UNITED STATES DISTRICT COURT SOUTHERN DISTRICT OF NEW YORK


November 30, 2011

JOSEPH J. VACCARO, PLAINTIFF,
v.
WATERFRONT HOMES MARINA AND CITY ISLAND YACHT SALES, INC., DEFENDANTS.

The opinion of the court was delivered by: Naomi Reice Buchwald United States District Judge

MEMORANDUM AND ORDER

I. Introduction

Defendants Waterfront Homes Marina and City Island Yacht Sales, Inc. ("defendants") move to dismiss the complaint of plaintiff Joseph J. Vaccaro ("plaintiff") under Federal Rule of Civil Procedure 37(b)(2)(A)(v) for failure to comply with United States Magistrate Judge Michael H. Dolinger's Order, dated June 22, 2011, directing plaintiff to respond to certain document requests. In the alternative, defendants move to preclude plaintiff (i) under Federal Rule of Civil Procedure 37(b)(2)(A)(ii) from introducing in evidence any documents called for in those documents requests; (ii) under Federal Rule of Civil Procedure 37(c)(1) from introducing in evidence the factual testimony of Jim Dias; (iii) under Federal Rule of Civil Procedure 37(c)(1) from introducing in evidence any testimony regarding lost charter damages; and (iv) under Federal Rule of Evidence 802 from introducing in evidence online weather reports. For the reasons stated below, defendants' motion is denied in part and granted in part.

II. Background

On May 27, 2010, plaintiff filed suit against defendants, seeking to recover damages on March 13, 2010 to his yacht that allegedly resulted from the failure of the mooring facilities at defendants' marina. Compl. ¶ 9. Though plaintiff has periodically benefited from the advice of a friend who is a lawyer, no attorney has ever appeared on his behalf in this case, and he proceeds pro se. On February 23, 2011, this case was referred to United States Magistrate Judge Michael H. Dolinger for general pre-trial purposes.

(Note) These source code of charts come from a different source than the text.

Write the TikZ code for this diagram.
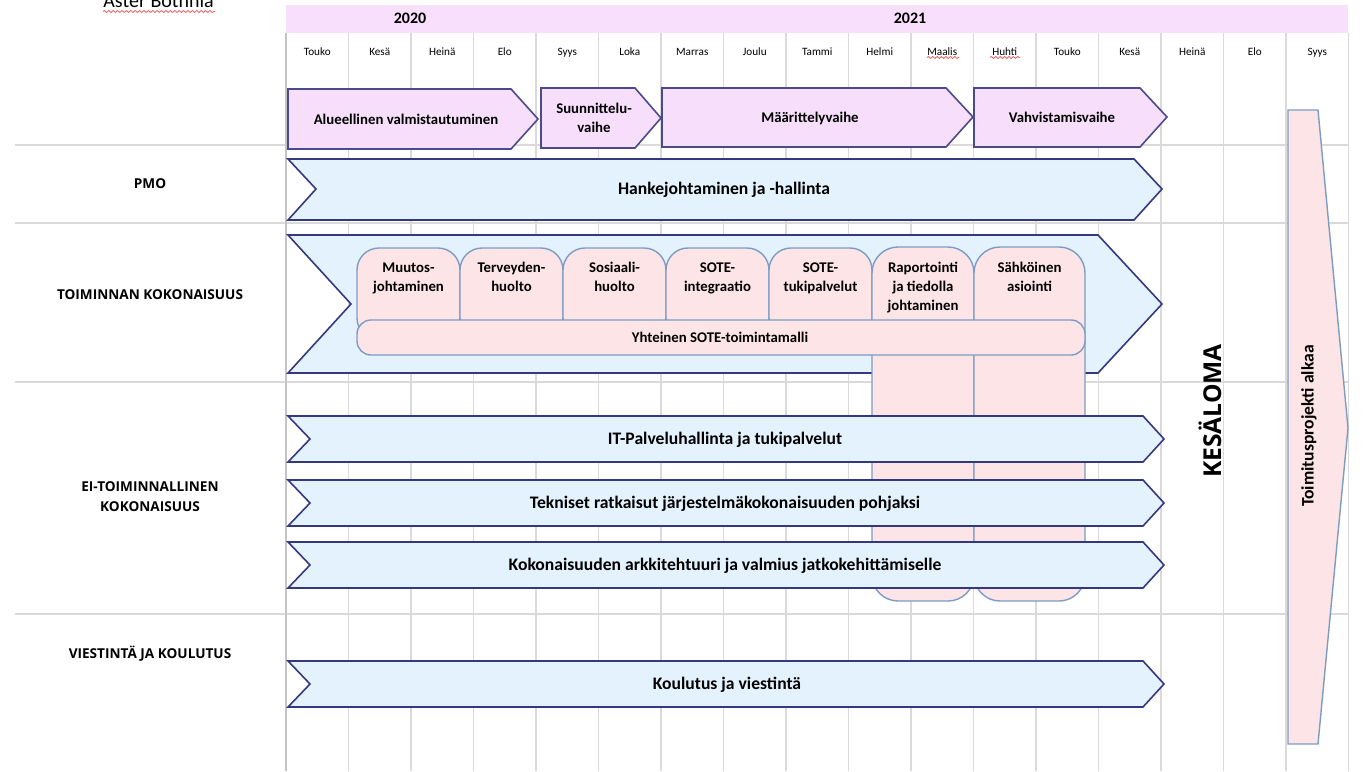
\documentclass[tikz,border=0pt]{standalone}
\usepackage{fontspec}
\setmainfont{Carlito}
\newfontfamily\headfont{Open Sans}
\usetikzlibrary{decorations.pathmorphing}

\definecolor{yearfill}{HTML}{F8E0FC}
\definecolor{phasefill}{HTML}{F7DFFB}
\definecolor{phaseedge}{HTML}{4A4A8C}
\definecolor{barfill}{HTML}{E3F2FD}
\definecolor{baredge}{HTML}{34397F}
\definecolor{pinkfill}{HTML}{FDE4E6}
\definecolor{pinkedge}{HTML}{7D9CC4}
\definecolor{gridgray}{HTML}{DADADA}
\definecolor{framegray}{HTML}{C4C4C4}
\definecolor{spellred}{HTML}{F06060}

\tikzset{
  gridline/.style={draw=gridgray, line width=0.7pt},
  frameline/.style={draw=framegray, line width=1.1pt},
  sepline/.style={draw=gridgray, line width=0.8pt},
  phasebar/.style={fill=phasefill, draw=phaseedge, line width=0.8pt, line join=miter},
  bluebar/.style={fill=barfill, draw=baredge, line width=0.8pt, line join=miter},
  pinkbox/.style={fill=pinkfill, draw=pinkedge, line width=0.7pt},
  spellmark/.style={draw=spellred, line width=0.4pt,
    decorate, decoration={snake, amplitude=0.5pt, segment length=2.2pt}},
  oneline/.style={text height=0.68em, text depth=0.18em},
  monthtext/.style={font=\fontsize{5.6}{6.5}\selectfont, inner sep=0pt, oneline},
  yeartext/.style={font=\bfseries\fontsize{8}{9}\selectfont, inner sep=0pt, oneline},
  phasetext/.style={font=\bfseries\fontsize{7.4}{9.3}\selectfont, align=center, inner sep=0pt},
  bartext/.style={font=\bfseries\fontsize{8.8}{10.5}\selectfont, inner sep=0pt, oneline},
  tabtext/.style={font=\bfseries\fontsize{7.4}{9.5}\selectfont, align=center, inner sep=0pt, anchor=north},
  rowlabel/.style={font=\headfont\bfseries\fontsize{6.8}{10}\selectfont, align=center, inner sep=0pt},
}

\begin{document}
\begin{tikzpicture}[x=0.5pt, y=-0.5pt]
\useasboundingbox (0,0) rectangle (1365,771);
\fill[white] (0,0) rectangle (1365,771);

% document heading, running off the page top
\node[font=\fontsize{10}{12}\selectfont, anchor=base west, inner sep=0pt] (org) at (103,7) {Aster Bothnia};
\draw[spellmark] (103,11.5) -- (215,11.5);

% row separators
\foreach \y in {145,223,382,614}
  \draw[sepline] (15,\y) -- (1348,\y);

% month columns
\foreach \k in {1,...,17}
  \draw[gridline] ({286+62.5*\k},33) -- ({286+62.5*\k},771);
\draw[frameline] (286,33) -- (286,771);

% year band
\fill[yearfill] (286,5) rectangle (1348,33);
\node[yeartext] (y2020) at (410,19) {2020};
\node[yeartext] (y2021) at (910,19) {2021};

% month names
\foreach \m [count=\i from 0] in {Touko,Kesä,Heinä,Elo,Syys,Loka,Marras,Joulu,Tammi,Helmi,Maalis,Huhti,Touko,Kesä,Heinä,Elo,Syys}
  \node[monthtext] (mon\i) at ({317.25+62.5*\i},50) {\m};
\draw[spellmark] (927,57.5) -- (959,57.5);
\draw[spellmark] (990,57.5) -- (1020,57.5);

% project phases
\draw[phasebar] (288,89) -- (511,89) -- (538,119) -- (511,149) -- (288,149) -- cycle;
\node[phasetext, oneline] (ph1) at (406,119) {Alueellinen valmistautuminen};
\draw[phasebar] (541,88) -- (635,88) -- (661,118) -- (635,148) -- (541,148) -- cycle;
\node[phasetext] (ph2) at (594,118) {Suunnittelu-\\vaihe};
\draw[phasebar] (662,88) -- (946,88) -- (973,117) -- (946,147) -- (662,147) -- cycle;
\node[phasetext, oneline] (ph3) at (810,117) {Määrittelyvaihe};
\draw[phasebar] (974,88) -- (1140,88) -- (1167,117) -- (1140,147) -- (974,147) -- cycle;
\node[phasetext, oneline] (ph4) at (1062,117) {Vahvistamisvaihe};

% PMO
\draw[bluebar] (288,159) -- (1134,159) -- (1162,189) -- (1134,220) -- (288,220) -- (316,189) -- cycle;
\node[bartext] (pmo) at (724,189) {Hankejohtaminen ja -hallinta};

% operational entity
\draw[bluebar] (288,235) -- (1098,235) -- (1162,304) -- (1098,373) -- (288,373) -- (351,304) -- cycle;

\draw[pinkbox, rounded corners=11] (357,248) rectangle (460,340);
\draw[pinkbox, rounded corners=11] (460,248) rectangle (563,340);
\draw[pinkbox, rounded corners=11] (563,248) rectangle (666,340);
\draw[pinkbox, rounded corners=11] (666,248) rectangle (769,340);
\draw[pinkbox, rounded corners=11] (769,248) rectangle (872,340);
\draw[pinkbox, rounded corners=13] (872,247) rectangle (974,601);
\draw[pinkbox, rounded corners=13] (974,247) rectangle (1085,601);

\node[tabtext] (t1) at (408.5,262) {Muutos-\\johtaminen};
\node[tabtext] (t2) at (511.5,262) {Terveyden-\\huolto};
\node[tabtext] (t3) at (614.5,262) {Sosiaali-\\huolto};
\node[tabtext] (t4) at (717.5,262) {SOTE-\\integraatio};
\node[tabtext] (t5) at (820.5,262) {SOTE-\\tukipalvelut};
\node[tabtext] (t6) at (923,262) {Raportointi\\ja tiedolla\\johtaminen};
\node[tabtext] (t7) at (1029.5,262) {Sähköinen\\asiointi};

\draw[pinkbox, rounded corners=7] (357,320) rectangle (1085,355);
\node[phasetext, oneline] (sote) at (720,337) {Yhteinen SOTE-toimintamalli};

% non-functional entity
\draw[bluebar] (288,416) -- (1143,416) -- (1164,439) -- (1143,462) -- (288,462) -- (310,439) -- cycle;
\node[bartext] (it) at (725,439) {IT-Palveluhallinta ja tukipalvelut};
\draw[bluebar] (288,480) -- (1143,480) -- (1164,503) -- (1143,526) -- (288,526) -- (310,503) -- cycle;
\node[bartext] (tek) at (725,503) {Tekniset ratkaisut järjestelmäkokonaisuuden pohjaksi};
\draw[bluebar] (288,542) -- (1143,542) -- (1164,565) -- (1143,588) -- (288,588) -- (310,565) -- cycle;
\node[bartext] (ark) at (725,565) {Kokonaisuuden arkkitehtuuri ja valmius jatkokehittämiselle};

% communication and training
\draw[bluebar] (288,661) -- (1143,661) -- (1164,684) -- (1143,707) -- (288,707) -- (310,684) -- cycle;
\node[bartext] (kou) at (727,684) {Koulutus ja viestintä};

% summer break and delivery start
\node[font=\headfont\bfseries\fontsize{12.3}{14}\selectfont, rotate=90, inner sep=0pt] (loma) at (1210,411) {KESÄLOMA};
\draw[pinkbox, line join=miter] (1288,110) -- (1318,110) -- (1348,428) -- (1318,744) -- (1288,744) -- cycle;
\node[font=\bfseries\fontsize{8.8}{10}\selectfont, rotate=90, inner sep=0pt] (toim) at (1309,426) {Toimitusprojekti alkaa};

% row labels
\node[rowlabel] (lpmo) at (150,184) {PMO};
\node[rowlabel] (ltoim) at (150,295) {TOIMINNAN KOKONAISUUS};
\node[rowlabel] (lei) at (150,497) {EI-TOIMINNALLINEN\\KOKONAISUUS};
\node[rowlabel] (lvie) at (150,654) {VIESTINTÄ JA KOULUTUS};
\end{tikzpicture}
\end{document}
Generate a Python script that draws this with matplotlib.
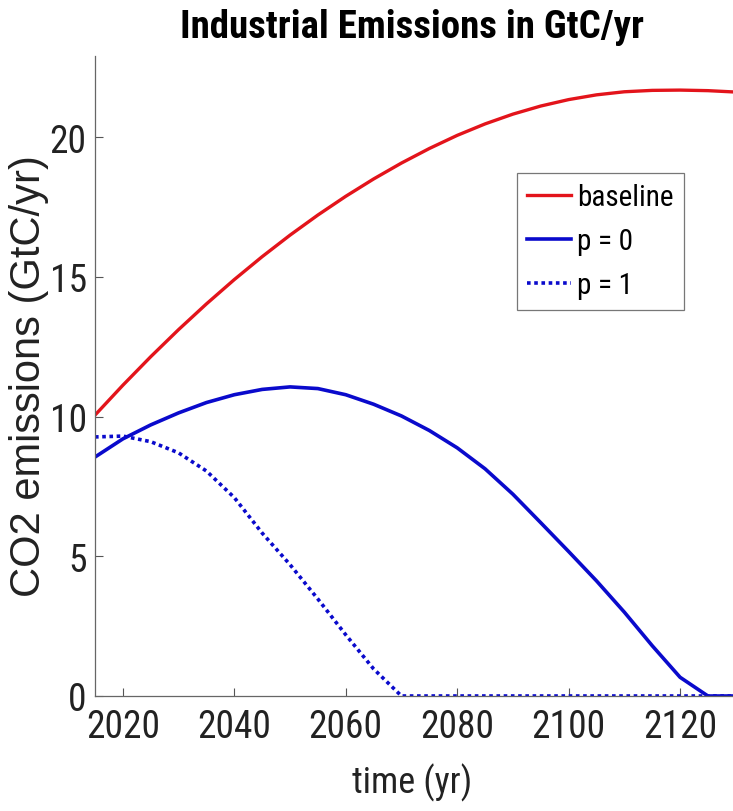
import numpy as np
import matplotlib
matplotlib.use("Agg")
import matplotlib.pyplot as plt
from matplotlib import font_manager

# ---------------------------------------------------------------------
# Emission paths (GtC/yr) at 5-year steps
# ---------------------------------------------------------------------
years = np.arange(2015, 2131, 5)
baseline = [10.05, 11.12, 12.14, 13.11, 14.03, 14.9, 15.72, 16.49, 17.21, 17.88,
            18.5, 19.07, 19.59, 20.06, 20.47, 20.82, 21.11, 21.34, 21.51, 21.62,
            21.67, 21.68, 21.66, 21.61]
p0 = [8.55, 9.2, 9.7, 10.13, 10.5, 10.78, 10.97, 11.06, 11.0, 10.78,
      10.44, 10.02, 9.5, 8.88, 8.13, 7.22, 6.2, 5.17, 4.12, 3.0,
      1.8, 0.67, 0.0, 0.0]
p1 = [9.27, 9.3, 9.1, 8.7, 8.05, 7.1, 5.83, 4.7, 3.47, 2.19,
      0.97, 0.0, 0.0, 0.0, 0.0, 0.0, 0.0, 0.0, 0.0, 0.0,
      0.0, 0.0, 0.0, 0.0]
xticks = [2020, 2040, 2060, 2080, 2100, 2120]
yticks = [0, 5, 10, 15, 20]

# reference text is a condensed Helvetica; use a narrow face if there is one
have = {f.name for f in font_manager.fontManager.ttflist}
narrow = [n for n in ["Liberation Sans Narrow", "Roboto Condensed", "Arial Narrow"] if n in have]
if narrow:
    NARROW, K = [narrow[0], "DejaVu Sans"], 1.0
else:
    NARROW, K = ["Liberation Sans", "DejaVu Sans"], 0.82
REG = ["Liberation Sans", "DejaVu Sans"]
RED, BLUE = "#e3141b", "#0a0acc"

fig = plt.figure(figsize=(7.33, 8.12), dpi=100)
ax = fig.add_axes([95 / 733, 1 - 697 / 812, 638 / 733, 640 / 812])

ax.plot(years, baseline, color=RED, lw=2.4, label="baseline")
ax.plot(years, p0, color=BLUE, lw=2.6, label="p = 0")
ax.plot(years, p1, color=BLUE, lw=2.6, ls=(0, (1, 1)), label="p = 1")

ax.set_xlim(2015, 2129.5)
ax.set_ylim(0, 22.9)
ax.set_xticks(xticks)
ax.set_yticks(yticks)
ax.tick_params(direction="in", length=6, width=0.8, color="#555555",
               labelsize=27 * K, labelcolor="#222222")
ax.tick_params(axis="x", pad=9)
ax.tick_params(axis="y", pad=6)
for lbl in ax.get_xticklabels() + ax.get_yticklabels():
    lbl.set_family(NARROW)

for s in ["top", "right"]:
    ax.spines[s].set_visible(False)
for s in ["left", "bottom"]:
    ax.spines[s].set_color("#666666")
    ax.spines[s].set_linewidth(0.9)

fig.text(412 / 733, 1 - 28 / 812, "Industrial Emissions in GtC/yr",
         family=NARROW, fontweight="bold", fontsize=28 * K, ha="center", va="center")
fig.text(412 / 733, 1 - 783 / 812, "time (yr)", family=NARROW, fontsize=26 * K,
         color="#222222", ha="center", va="center")
fig.text(29 / 733, 1 - 376 / 812, "CO2 emissions (GtC/yr)", family=REG, fontsize=30,
         color="#222222", ha="center", va="center", rotation=90)

leg = ax.legend(loc="upper left", bbox_to_anchor=(517 / 733, 1 - 174 / 812),
                bbox_transform=fig.transFigure, prop={"family": NARROW, "size": 21 * K},
                frameon=True, fancybox=False, framealpha=1, edgecolor="#777777",
                handlelength=1.5 / K, handletextpad=0.2, borderpad=0.35,
                labelspacing=0.55 / K, borderaxespad=0)
leg.get_frame().set_linewidth(0.9)

fig.savefig("out.png", dpi=100)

On March 16, 2011, Judge Dolinger held a conference at which he ordered plaintiff to serve initial disclosures and interrogatory answers on defendants, Henry Decl. in Supp. of Defs.' Mot. In Limine ("Second Henry Decl.") Ex. E Conf. Tr. 10:12-18, and set May 31, 2011 as the deadline for the parties to complete fact discovery and for plaintiff to designate any experts and produce any expert reports, June 7, 2011 as the deadline for defendants to designate any experts and produce any expert reports, and June 15, 2011 as the deadline for the parties to complete expert discovery. Id. at 17:24-18:2. At this conference, plaintiff explained that his hope for a swift disposition and an accelerated discovery schedule was partially premised on the fact that he "usually [has] a charter opportunity [for his yacht] in July at $75,000 in New England," an opportunity that he would miss should his yacht not be repaired soon. Id. at 16:16-17. On April 6, 2011, Judge Dolinger held a further conference at which he repeated the discovery schedule. Second Henry Decl. Ex. F Conf. Tr. 4:17-24.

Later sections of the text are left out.